[Records with drawing code]

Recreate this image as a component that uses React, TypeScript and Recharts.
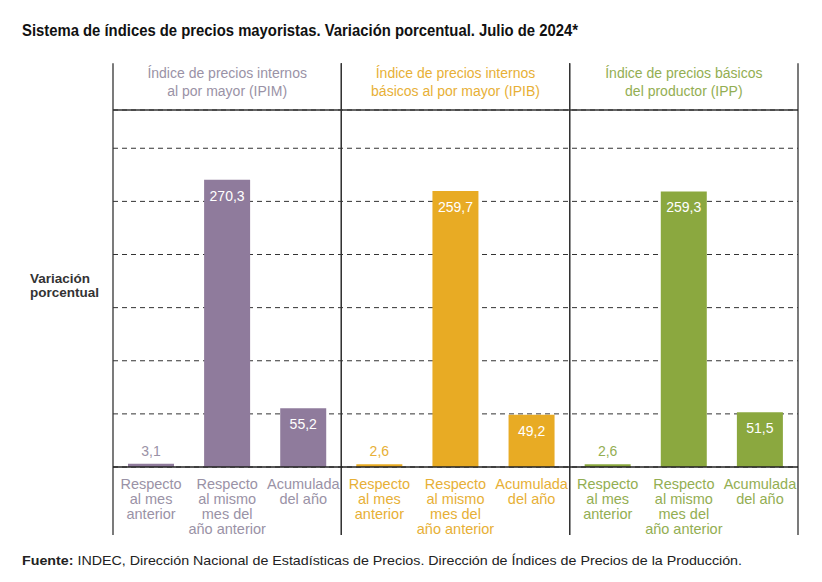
import { BarChart, Bar, XAxis, YAxis, CartesianGrid, Cell, LabelList, ReferenceLine, ReferenceArea } from 'recharts';

const PANELS = ['IPIM', 'IPIB', 'IPP'];
const PANEL_TITLES = [
  ['Índice de precios internos', 'al por mayor (IPIM)'],
  ['Índice de precios internos', 'básicos al por mayor (IPIB)'],
  ['Índice de precios básicos', 'del productor (IPP)'],
];
const MEASURES = [
  ['Respecto', 'al mes', 'anterior'],
  ['Respecto', 'al mismo', 'mes del', 'año anterior'],
  ['Acumulada', 'del año'],
];
const IPIM_VALUES = [3.1, 270.3, 55.2];
const IPIB_VALUES = [2.6, 259.7, 49.2];
const IPP_VALUES = [2.6, 259.3, 51.5];
const Y_TICKS = [0, 50, 100, 150, 200, 250, 300];

const BAR_COLORS = ['#8f7b9c', '#e8ab24', '#8ba83f'];
const TEXT_COLORS = ['#9a92a6', '#e7b036', '#93ae52'];
const FONT = "'Liberation Sans', Arial, Helvetica, sans-serif";

const SERIES = [IPIM_VALUES, IPIB_VALUES, IPP_VALUES];
const data = PANELS.flatMap((p, pi) =>
  SERIES[pi].map((v, mi) => ({ key: `${p}-${mi}`, panel: pi, measure: mi, value: v }))
);
const fmt = (v: number) => v.toFixed(1).replace('.', ',');

function MeasureTick({ x, y, payload }: any) {
  const row = data.find((d) => d.key === payload.value);
  if (!row) return null;
  return (
    <text x={x} y={y} textAnchor="middle" fill={TEXT_COLORS[row.panel]} fontFamily={FONT} fontSize={14.5}>
      {MEASURES[row.measure].map((line, i) => (
        <tspan key={i} x={x} y={y + 14 + i * 15}>{line}</tspan>
      ))}
    </text>
  );
}

function ValueLabel({ x, y, width, value, index }: any) {
  const row = data[index];
  const small = value < 20;
  return (
    <text
      x={x + width / 2}
      y={small ? y - 13 : y + 16}
      textAnchor="middle"
      dominantBaseline="central"
      fill={small ? TEXT_COLORS[row.panel] : '#ffffff'}
      fontFamily={FONT}
      fontSize={14}
    >
      {fmt(value)}
    </text>
  );
}

function PanelFrame({ x, y, width, height, idx }: any) {
  return (
    <g>
      <line x1={x} x2={x} y1={y} y2={y + height} stroke="#333" strokeWidth={1.3} />
      <line x1={x + width} x2={x + width} y1={y} y2={y + height} stroke="#333" strokeWidth={1.3} />
      <text textAnchor="middle" fill={TEXT_COLORS[idx]} fontFamily={FONT} fontSize={14}>
        {PANEL_TITLES[idx].map((line, i) => (
          <tspan key={i} x={x + width / 2} y={y + 15 + i * 18}>{line}</tspan>
        ))}
      </text>
    </g>
  );
}

export default function App() {
  return (
    <div style={{ position: 'absolute', left: 0, top: 0, width: 822, height: 582, background: '#fff' }}>
      <svg width={822} height={582} style={{ position: 'absolute', left: 0, top: 0 }}>
        <text x={22} y={35.5} fontFamily={FONT} fontWeight="bold" fontSize={16} fill="#111" textLength={556} lengthAdjust="spacingAndGlyphs">
          Sistema de índices de precios mayoristas. Variación porcentual. Julio de 2024*
        </text>
        <text x={22} y={565} fontFamily={FONT} fontSize={13} fill="#222" textLength={720} lengthAdjust="spacingAndGlyphs">
          <tspan fontWeight="bold">Fuente:</tspan> INDEC, Dirección Nacional de Estadísticas de Precios. Dirección de Índices de Precios de la Producción.
        </text>
        <text fontFamily={FONT} fontWeight="bold" fontSize={13.5} fill="#333">
          <tspan x={30} y={282.5}>Variación</tspan>
          <tspan x={30} y={297}>porcentual</tspan>
        </text>
      </svg>
      <div style={{ position: 'absolute', left: 0, top: 0 }}>
        <BarChart width={822} height={582} data={data} margin={{ top: 110, right: 24, bottom: 45, left: 113 }}>
          <CartesianGrid vertical={false} strokeDasharray="5 4" stroke="#333" />
          <XAxis dataKey="key" interval={0} tickLine={false} axisLine={false} height={70} tick={<MeasureTick />} />
          <YAxis hide domain={[0, 336]} ticks={Y_TICKS} allowDataOverflow />
          {PANELS.map((p, i) => (
            <ReferenceArea
              key={p}
              x1={`${p}-0`}
              x2={`${p}-2`}
              y1={-64}
              y2={380}
              ifOverflow="visible"
              shape={(props: any) => <PanelFrame {...props} idx={i} />}
            />
          ))}
          <ReferenceLine y={336} stroke="#333" strokeWidth={1.3} />
          <Bar dataKey="value" barSize={46} isAnimationActive={false}>
            {data.map((d) => (
              <Cell key={d.key} fill={BAR_COLORS[d.panel]} />
            ))}
            <LabelList dataKey="value" content={<ValueLabel />} />
          </Bar>
          <ReferenceLine y={0} stroke="#222" strokeWidth={1.6} />
        </BarChart>
      </div>
    </div>
  );
}
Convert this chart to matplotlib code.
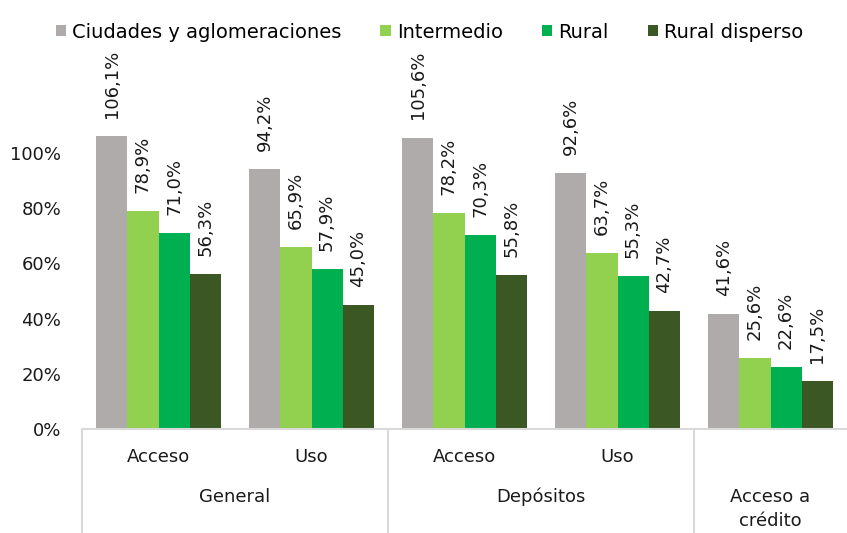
import matplotlib.pyplot as plt
import matplotlib.transforms as mtransforms
import numpy as np

plt.rcParams["font.family"] = ["DejaVu Sans"]

series_names = ["Ciudades y aglomeraciones", "Intermedio", "Rural", "Rural disperso"]
series_colours = ["#AFABAB", "#92D050", "#00B050", "#3A5724"]

ciudades = [106.1, 94.2, 105.6, 92.6, 41.6]
intermedio = [78.9, 65.9, 78.2, 63.7, 25.6]
rural = [71.0, 57.9, 70.3, 55.3, 22.6]
rural_disperso = [56.3, 45.0, 55.8, 42.7, 17.5]

sub_labels = ["Acceso", "Uso", "Acceso", "Uso", ""]
top_labels = ["General", "Depósitos", "Acceso a\ncrédito"]
top_spans = [(0, 1), (2, 3), (4, 4)]

yticks = [0, 20, 40, 60, 80, 100]

values = [ciudades, intermedio, rural, rural_disperso]
text_colour = "#1a1a1a"

fig = plt.figure(figsize=(8.47, 5.33), dpi=100)
ax = fig.add_axes([82 / 847, 104 / 533, 1 - 82 / 847, 429 / 533])

x = np.arange(len(sub_labels))
width = 0.203
for i, (name, colour, vals) in enumerate(zip(series_names, series_colours, values)):
    pos = x + (i - 1.5) * width
    ax.bar(pos, vals, width=width, color=colour, label=name, edgecolor="none")
    for xp, v in zip(pos, vals):
        ax.annotate(f"{v:.1f}%".replace(".", ","), (xp, v), xytext=(0, 13),
                    textcoords="offset points", rotation=90, ha="center",
                    va="bottom", fontsize=13, color=text_colour)

ax.set_xlim(-0.5, len(sub_labels) - 0.5)
ax.set_ylim(0, 429 / 2.76)
ax.set_yticks(yticks)
ax.set_yticklabels([f"{t}%" for t in yticks], fontsize=13, color=text_colour)
ax.tick_params(axis="y", length=0, pad=15)
ax.set_xticks([])
for side in ("top", "right", "left"):
    ax.spines[side].set_visible(False)
ax.spines["bottom"].set_color("#D9D9D9")
ax.spines["bottom"].set_linewidth(1.5)

# separators between the top-level groups, reaching to the bottom edge
trans = mtransforms.blended_transform_factory(ax.transData, ax.transAxes)
bottom = -104 / 429
for b in (-0.5, 1.5, 3.5):
    ax.plot([b, b], [0, bottom], transform=trans, color="#D9D9D9",
            linewidth=1.5, clip_on=False)

for xi, lab in zip(x, sub_labels):
    ax.text(xi, -28 / 429, lab, transform=trans, ha="center", va="center",
            fontsize=13, color=text_colour)

for lab, (a, b) in zip(top_labels, top_spans):
    ax.text((a + b) / 2, -59 / 429, lab, transform=trans, ha="center", va="top",
            fontsize=13, color=text_colour, linespacing=1.45)

fig.legend(loc="center", bbox_to_anchor=(0.507, 1 - 32 / 533), ncol=4,
           frameon=False, fontsize=14, handlelength=0.55, handleheight=0.55,
           handletextpad=0.3, columnspacing=2.0, borderaxespad=0)

fig.savefig("out.png", dpi=100)
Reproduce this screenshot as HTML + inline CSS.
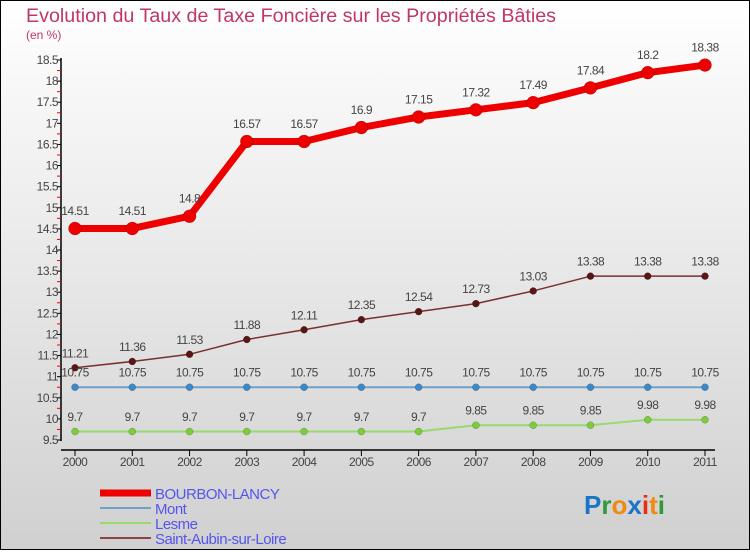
<!DOCTYPE html>
<html><head><meta charset="utf-8"><style>
html,body{margin:0;padding:0}
body{width:750px;height:550px;overflow:hidden;font-family:"Liberation Sans",sans-serif}
</style></head><body>
<svg id="chart" width="750" height="550" xmlns="http://www.w3.org/2000/svg" font-family="Liberation Sans, sans-serif">
<defs><linearGradient id="bg" x1="0" y1="0" x2="0" y2="1"><stop offset="0" stop-color="#ffffff"/><stop offset="1" stop-color="#d0d0d0"/></linearGradient></defs>
<rect x="0.5" y="0.5" width="749" height="549" fill="url(#bg)" stroke="#000"/>
<text x="26" y="22" font-size="19.7" fill="#c0356a">Evolution du Taux de Taxe Foncière sur les Propriétés Bâties</text>
<text x="26" y="39" font-size="12" fill="#c0356a">(en %)</text>
<g id="axes"></g>
<g id="series"></g>
<g id="legend"></g>
<text x="584" y="514" font-size="26" font-weight="bold"><tspan fill="#1a74c8">P</tspan><tspan fill="#2e9a3a">r</tspan><tspan fill="#f08a10">o</tspan><tspan fill="#1a74c8">x</tspan><tspan fill="#e83010">i</tspan><tspan fill="#f08a10">t</tspan><tspan fill="#2e9a3a">i</tspan></text>
</svg>
<script>
const years=[2000,2001,2002,2003,2004,2005,2006,2007,2008,2009,2010,2011];
const bourbon=[14.51,14.51,14.8,16.57,16.57,16.9,17.15,17.32,17.49,17.84,18.2,18.38];
const mont=[10.75,10.75,10.75,10.75,10.75,10.75,10.75,10.75,10.75,10.75,10.75,10.75];
const lesme=[9.7,9.7,9.7,9.7,9.7,9.7,9.7,9.85,9.85,9.85,9.98,9.98];
const saint=[11.21,11.36,11.53,11.88,12.11,12.35,12.54,12.73,13.03,13.38,13.38,13.38];
const yTicks=[9.5,10,10.5,11,11.5,12,12.5,13,13.5,14,14.5,15,15.5,16,16.5,17,17.5,18,18.5];
const NS="http://www.w3.org/2000/svg";
const x=i=>75+i*(630/11);
const y=v=>60+(18.5-v)*(380/9);
function mk(tag,attrs,parent){const e=document.createElementNS(NS,tag);for(const k in attrs)e.setAttribute(k,attrs[k]);parent.appendChild(e);return e;}
const axes=document.getElementById('axes');
let a=mk('line',{x1:61,y1:58,x2:61,y2:441,stroke:'#000','stroke-width':1.5},axes);


a=mk('line',{x1:61,y1:450,x2:715,y2:450,stroke:'#000','stroke-width':1.5},axes);


yTicks.forEach((t,i)=>{
  mk('line',{x1:57,y1:y(t),x2:61,y2:y(t),stroke:'#000'},axes);
  if(i<yTicks.length-1) mk('line',{x1:57,y1:y(t+0.25),x2:61,y2:y(t+0.25),stroke:'#e00'},axes);
  const tx=mk('text',{x:58,y:y(t)+4,'font-size':12,fill:'#444','text-anchor':'end','letter-spacing':'-0.5'},axes);
  tx.textContent=t;
  
  
});
years.forEach((yr,i)=>{
  mk('line',{x1:x(i),y1:450,x2:x(i),y2:456,stroke:'#000'},axes);
  const tx=mk('text',{x:x(i),y:466,'font-size':12,fill:'#444','text-anchor':'middle','letter-spacing':'-0.5'},axes);
  tx.textContent=yr;
  
  
});
const series=[
 {name:'saint-aubin',data:saint,color:'#7a3030',pt:'#5a1515',w:1.5,r:3.5},
 {name:'lesme',data:lesme,color:'#9ad870',pt:'#7ccc3c',w:2,r:3.5},
 {name:'mont',data:mont,color:'#70a0c8',pt:'#3f88c8',w:2,r:3.5},
 {name:'bourbon-lancy',data:bourbon,color:'#ee0000',pt:'#ee0000',w:7,r:6.5}
];
const sg=document.getElementById('series');
series.forEach(s=>{
  const g=mk('g',{},sg);
  
  
  const pts=s.data.map((v,i)=>x(i)+','+y(v)).join(' ');
  const pl=mk('polyline',{points:pts,fill:'none',stroke:s.color,'stroke-width':s.w,'stroke-linejoin':'round'},g);
  
  
  s.data.forEach((v,i)=>{
    const c=mk('circle',{cx:x(i),cy:y(v),r:s.r,fill:s.pt,stroke:'rgba(0,0,0,0.3)','stroke-width':0.5},g);
    
    
    const t=mk('text',{x:x(i),y:y(v)-(s.r+7),'font-size':12,fill:'#444','text-anchor':'middle','letter-spacing':'-0.5'},g);
    t.textContent=v;
    
    
  });
});
const lg=document.getElementById('legend');
const leg=[['BOURBON-LANCY','#ee0000',7],['Mont','#70a0c8',2],['Lesme','#9ad870',2],['Saint-Aubin-sur-Loire','#8a4545',2]];
leg.forEach((l,i)=>{
  const yy=493+i*15;
  const ln=mk('line',{x1:100,y1:yy,x2:151,y2:yy,stroke:l[1],'stroke-width':l[2]},lg);
  
  
  const t=mk('text',{x:155,y:yy+6,'font-size':15,fill:'#5555ee','letter-spacing':'-0.5'},lg);
  t.textContent=l[0];
  
  
});
</script>
</body></html>
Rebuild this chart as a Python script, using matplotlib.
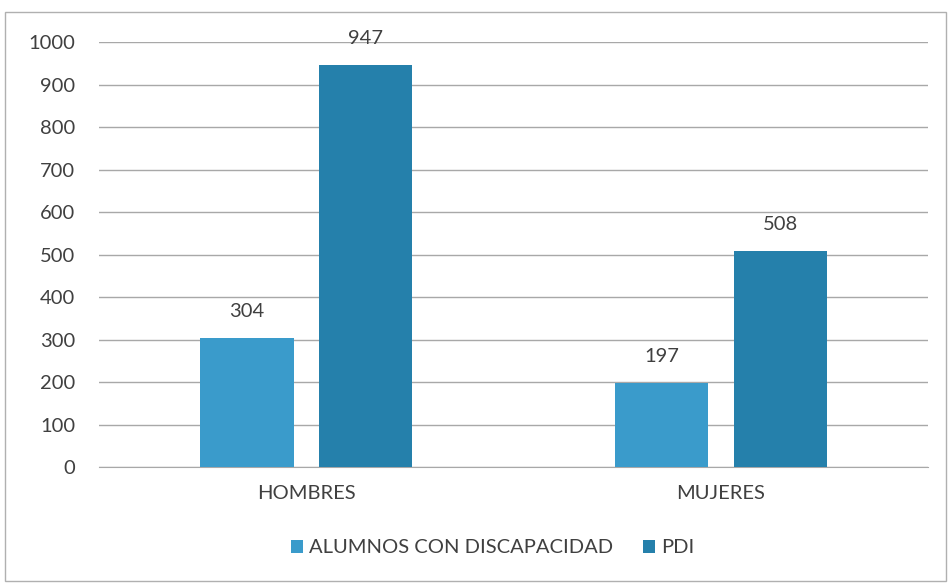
import matplotlib
matplotlib.use("Agg")
import matplotlib.pyplot as plt
from matplotlib.patches import Rectangle
import numpy as np

categories = ["HOMBRES", "MUJERES"]
series_names = ["ALUMNOS CON DISCAPACIDAD", "PDI"]
alumnos = [304, 197]
pdi = [947, 508]
yticks = [0, 100, 200, 300, 400, 500, 600, 700, 800, 900, 1000]

plt.rcParams['font.family'] = ['Lato', 'DejaVu Sans']
text_color = '#404040'
c_light = '#3A9BCB'
c_dark = '#2580AB'

fig = plt.figure(figsize=(9.51, 5.84), dpi=100)
ax = fig.add_axes([0.104, 0.2003, 0.872, 0.7277])

x = np.arange(len(categories))
w = 0.225
off = 0.143
b1 = ax.bar(x - off, alumnos, w, color=c_light, label=series_names[0], zorder=3)
b2 = ax.bar(x + off, pdi, w, color=c_dark, label=series_names[1], zorder=3)

for bars, vals in ((b1, alumnos), (b2, pdi)):
    for r, v in zip(bars, vals):
        ax.annotate(str(v), (r.get_x() + r.get_width() / 2, v), xytext=(0, 13),
                    textcoords='offset points', ha='center', va='bottom',
                    fontsize=14.5, color=text_color)

ax.set_xlim(-0.5, 1.5)
ax.set_ylim(0, 1000)
ax.set_yticks(yticks)
ax.set_yticklabels([str(t) for t in yticks], fontsize=14.5, color=text_color)
ax.set_xticks(x)
ax.set_xticklabels(categories, fontsize=14.5, color=text_color)
ax.tick_params(axis='both', length=0)
ax.tick_params(axis='y', pad=17)
ax.tick_params(axis='x', pad=13)
ax.grid(axis='y', color='#a8a8a8', linewidth=1.0, zorder=0)
for s in ['top', 'right', 'left']:
    ax.spines[s].set_visible(False)
ax.spines['bottom'].set_color('#a8a8a8')

leg = fig.legend(loc='center', bbox_to_anchor=(0.518, 0.062), ncol=2, frameon=False,
                 fontsize=14.5, handlelength=0.6, handleheight=0.6, handletextpad=0.3,
                 columnspacing=1.5)
for t in leg.get_texts():
    t.set_color(text_color)

fig.patches.append(Rectangle((0.005, 0.005), 0.99, 0.975, transform=fig.transFigure,
                             fill=False, edgecolor='#b0b0b0', linewidth=1.0))

fig.savefig('out.png', dpi=100, facecolor='white')
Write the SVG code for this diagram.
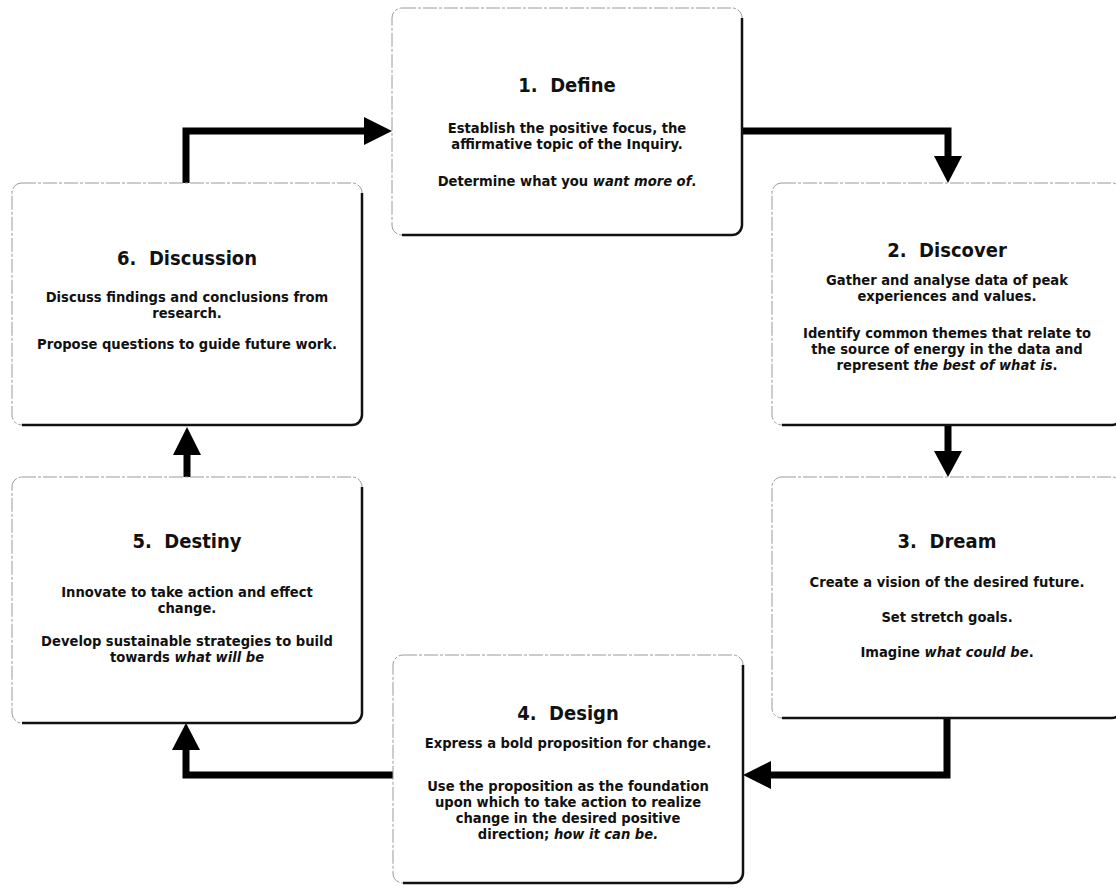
<svg xmlns="http://www.w3.org/2000/svg" width="1116" height="892" viewBox="0 0 1116 892">
<style>
.box{fill:#fff;stroke:#9a9a9a;stroke-width:1;stroke-dasharray:14 2 3 2}
.edge{fill:none;stroke:#111;stroke-width:2.5}
.t{font-family:'DejaVu Sans Condensed','DejaVu Sans',sans-serif;font-stretch:condensed;font-weight:bold;fill:#111;text-anchor:middle}
.h{font-size:20px}
.b{font-size:14.6px}
.i{font-style:italic}
.wire{fill:none;stroke:#000;stroke-width:7;stroke-linejoin:miter}
.head{fill:#000}
</style>
<rect width="1116" height="892" fill="#fff"/>
<g id="connectors">
  <path class="wire" d="M186,184 V131 H368"/>
  <polygon class="head" points="364,117 392,131 364,145"/>
  <path class="wire" d="M742,131 H948 V158"/>
  <polygon class="head" points="934,156 962,156 948,183"/>
  <path class="wire" d="M948,425 V454"/>
  <polygon class="head" points="934,451 962,451 948,477"/>
  <path class="wire" d="M947,718 V775 H768"/>
  <polygon class="head" points="771,761 743,775 771,789"/>
  <path class="wire" d="M393,775 H186 V747"/>
  <polygon class="head" points="172,750 200,750 186,723"/>
  <path class="wire" d="M187,477 V452"/>
  <polygon class="head" points="173,455 201,455 187,427"/>
</g>
<g id="node1">
  <rect class="box" x="392" y="8" width="350" height="227" rx="10"/>
  <path class="edge" d="M742,18 V225 A10,10 0 0 1 732,235 H402"/>
  <text class="t h" x="567" y="92">1.&#160; Define</text>
  <text class="t b" x="567" y="133">Establish the positive focus, the</text>
  <text class="t b" x="567" y="149">affirmative topic of the Inquiry.</text>
  <text class="t b" x="567" y="186">Determine what you <tspan class="i">want more of</tspan>.</text>
</g>
<g id="node2">
  <rect class="box" x="772" y="183" width="350" height="242" rx="10"/>
  <path class="edge" d="M1122,193 V415 A10,10 0 0 1 1112,425 H782"/>
  <text class="t h" x="947" y="257">2.&#160; Discover</text>
  <text class="t b" x="947" y="285">Gather and analyse data of peak</text>
  <text class="t b" x="947" y="301">experiences and values.</text>
  <text class="t b" x="947" y="338">Identify common themes that relate to</text>
  <text class="t b" x="947" y="354">the source of energy in the data and</text>
  <text class="t b" x="947" y="370">represent <tspan class="i">the best of what is</tspan>.</text>
</g>
<g id="node3">
  <rect class="box" x="772" y="477" width="350" height="241" rx="10"/>
  <path class="edge" d="M1122,487 V708 A10,10 0 0 1 1112,718 H782"/>
  <text class="t h" x="947" y="548">3.&#160; Dream</text>
  <text class="t b" x="947" y="587">Create a vision of the desired future.</text>
  <text class="t b" x="947" y="622">Set stretch goals.</text>
  <text class="t b" x="947" y="657">Imagine <tspan class="i">what could be</tspan>.</text>
</g>
<g id="node4">
  <rect class="box" x="393" y="655" width="350" height="228" rx="10"/>
  <path class="edge" d="M743,665 V873 A10,10 0 0 1 733,883 H403"/>
  <text class="t h" x="568" y="720">4.&#160; Design</text>
  <text class="t b" x="568" y="748">Express a bold proposition for change.</text>
  <text class="t b" x="568" y="791">Use the proposition as the foundation</text>
  <text class="t b" x="568" y="807">upon which to take action to realize</text>
  <text class="t b" x="568" y="823">change in the desired positive</text>
  <text class="t b" x="568" y="839">direction; <tspan class="i">how it can be.</tspan></text>
</g>
<g id="node5">
  <rect class="box" x="12" y="477" width="350" height="246" rx="10"/>
  <path class="edge" d="M362,487 V713 A10,10 0 0 1 352,723 H22"/>
  <text class="t h" x="187" y="548">5.&#160; Destiny</text>
  <text class="t b" x="187" y="597">Innovate to take action and effect</text>
  <text class="t b" x="187" y="613">change.</text>
  <text class="t b" x="187" y="646">Develop sustainable strategies to build</text>
  <text class="t b" x="187" y="662">towards <tspan class="i">what will be</tspan></text>
</g>
<g id="node6">
  <rect class="box" x="12" y="183" width="350" height="242" rx="10"/>
  <path class="edge" d="M362,193 V415 A10,10 0 0 1 352,425 H22"/>
  <text class="t h" x="187" y="265">6.&#160; Discussion</text>
  <text class="t b" x="187" y="302">Discuss findings and conclusions from</text>
  <text class="t b" x="187" y="318">research.</text>
  <text class="t b" x="187" y="349">Propose questions to guide future work.</text>
</g>
</svg>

**Set exercise:** In the records above, find the line with "Rebuild this chart" and the line with "ax.spines['bottom'].set_color('#a8a8a8')", then restate word for word only those two lines and all lines between, omitting pictures.

**Correct answer:**
Rebuild this chart as a Python script, using matplotlib.
import matplotlib
matplotlib.use("Agg")
import matplotlib.pyplot as plt
from matplotlib.patches import Rectangle
import numpy as np

categories = ["HOMBRES", "MUJERES"]
series_names = ["ALUMNOS CON DISCAPACIDAD", "PDI"]
alumnos = [304, 197]
pdi = [947, 508]
yticks = [0, 100, 200, 300, 400, 500, 600, 700, 800, 900, 1000]

plt.rcParams['font.family'] = ['Lato', 'DejaVu Sans']
text_color = '#404040'
c_light = '#3A9BCB'
c_dark = '#2580AB'

fig = plt.figure(figsize=(9.51, 5.84), dpi=100)
ax = fig.add_axes([0.104, 0.2003, 0.872, 0.7277])

x = np.arange(len(categories))
w = 0.225
off = 0.143
b1 = ax.bar(x - off, alumnos, w, color=c_light, label=series_names[0], zorder=3)
b2 = ax.bar(x + off, pdi, w, color=c_dark, label=series_names[1], zorder=3)

for bars, vals in ((b1, alumnos), (b2, pdi)):
    for r, v in zip(bars, vals):
        ax.annotate(str(v), (r.get_x() + r.get_width() / 2, v), xytext=(0, 13),
                    textcoords='offset points', ha='center', va='bottom',
                    fontsize=14.5, color=text_color)

ax.set_xlim(-0.5, 1.5)
ax.set_ylim(0, 1000)
ax.set_yticks(yticks)
ax.set_yticklabels([str(t) for t in yticks], fontsize=14.5, color=text_color)
ax.set_xticks(x)
ax.set_xticklabels(categories, fontsize=14.5, color=text_color)
ax.tick_params(axis='both', length=0)
ax.tick_params(axis='y', pad=17)
ax.tick_params(axis='x', pad=13)
ax.grid(axis='y', color='#a8a8a8', linewidth=1.0, zorder=0)
for s in ['top', 'right', 'left']:
    ax.spines[s].set_visible(False)
ax.spines['bottom'].set_color('#a8a8a8')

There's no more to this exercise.